While CBED is neither immoral nor illegal, discrimination on the basis of race or ethnicity is both. Using CBED as a pretense for racial discrimination is unlawful. But suppose criminal record screening is applied uniformly to ex-offender job applicants of all races and ethnicities, but disproportionately excludes Blacks and Hispanics who are more likely than Whites and Asians to have been convicted? In Griggs v. Duke Power Co. (1971), the Supreme Court held that Title VII prohibits hiring tests and screening devices which, though neutral on their face, have a disproportionate impact on protected groups, e.g. Blacks and Hispanics.
Proof of disparate impact establishes a presumption of racial discrimination, which the employer can rebut by proving that business necessity justifies using the challenged screening criterion. However, some courts have held that plaintiffs can overcome even a justifiable business necessity by showing the availability of an equally effective policy that produces less disparate impact. (An employer could, of course, use criminal record to screen out Whites and Asians without raising any Title VII concern.)
In 1989, the Supreme Court’s decision in Wards Cove Packing Co. v. Antonio made it harder for plaintiffs to win disparate impact cases. The Court held that a hiring standard or test is permissible if it serves, in a significant way, the employer’s legitimate employment goals. Congress reacted by amending Title VII to restore the pre-Wards Cove understanding of disparate impact and business necessity. To this day, the Supreme Court has never rendered a decision in a case challenging an employer’s policy of screening out (or weighing negatively) prior criminal convictions. To say the least, the legality of CBED under Title VII remains confusing and unsettled.
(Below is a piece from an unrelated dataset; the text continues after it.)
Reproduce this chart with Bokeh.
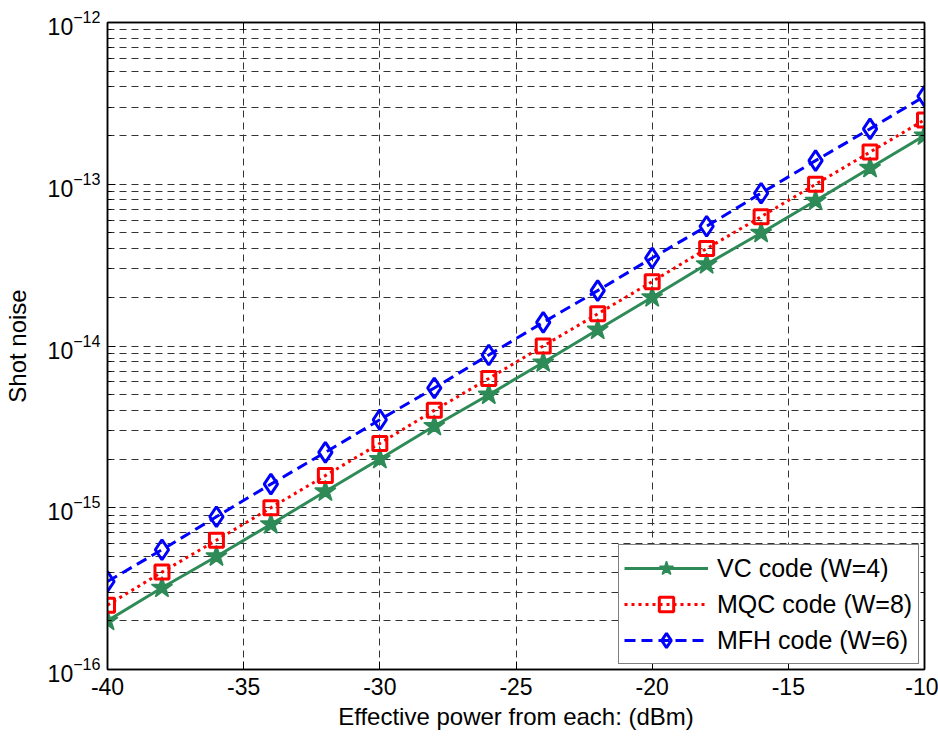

In Scott v. Genuine Parts Co. (2002 U.S. Dist. Lexis 1698), a federal court in Indiana upheld the employer’s refusal to hire a job applicant who had several drug trafficking convictions and who had failed a drug test while employed at a different company. Likewise in EEOC v. Carolina Freight Carriers (723 F. Supp. 734), a federal district court in Florida upheld the company’s lifetime employment bar on individuals who had ever been incarcerated for felony theft. And in a thoughtful opinion in El v. Southeastern Pennsylvania Transportation Co. (SEPTA) (479 F.3d 232), the 3rd Circuit affirmed summary judgment in favor of a policy of permanently disqualifying from transporting a para-transit vehicle any persons who had ever been convicted of a violent felony; the plaintiff had been convicted of murder more than forty years previously.
Other courts have been more hospitable to challenges of criminal record screening. For example, in Green v. Missouri Pacific Railroad Company (523 F.2d 1290), the Eighth Circuit criticized the railroad’s policy of refusing to hire persons with prior convictions. In support of its business necessity claim, the railroad argued that persons with prior theft convictions posed unacceptable risk of absence from work in the event of new criminal charges, theft of cargo and company funds, ineligibility for bonding, ability to be impeached if called as a witness in a lawsuit against the company and negligent hiring liability in the event of tortious conduct.
The Eighth Circuit rejected these reasons because the company had not empirically validated them, observing that if all employers adhered to the same policy, ex-offenders would be permanently and completely excluded from the legitimate employment. It did concede that a narrower policy might not violate Title VII and remanded to the district court. On remand, the company stated that it would consider a prior felony theft conviction “as a factor,” but not automatically exclude all persons with felony theft convictions from the hiring pool.
The district court approved this policy and the Eighth Circuit affirmed with the understanding that the railroad would consider the nature and gravity of prior convictions, the time elapsed since completion of sentence and the nature of the job for which the ex-offender has applied. But that crucial questions unanswered. Importantly, the Eighth Circuit did not opine on what “consider” requires, i.e., how much negative weight can an employer give to criminal record?
Could the railroad treat a felony sentence less than five years old as presumptively disqualifying in the absence of evidence of extraordinary post-sentence rehabilitation? Could the railroad consider the offense for which a job applicant had been charged, rather than the conviction offense that resulted from the plea bargain? Could an employer justify its employment decision by explaining “although we gave just slight weight to a 10-year-old felony theft conviction, we preferred an equally qualified job applicant (perhaps of the same race) who had no prior felony theft conviction?
With respect to considering the nature of the job for which the ex-offender has applied, may the employer treat honesty, reliability and self-discipline as a requirement for all positions? Can its hiring policy seek to hire individuals whose criminal, educational and past-employment records would make them eligible (a good bet) for future promotion to positions of greater responsibility? Can business necessity be established by general reference to high recidivism rates or must companies come forward with specific statistics on how individual criminal histories predict job-related problems and misconduct?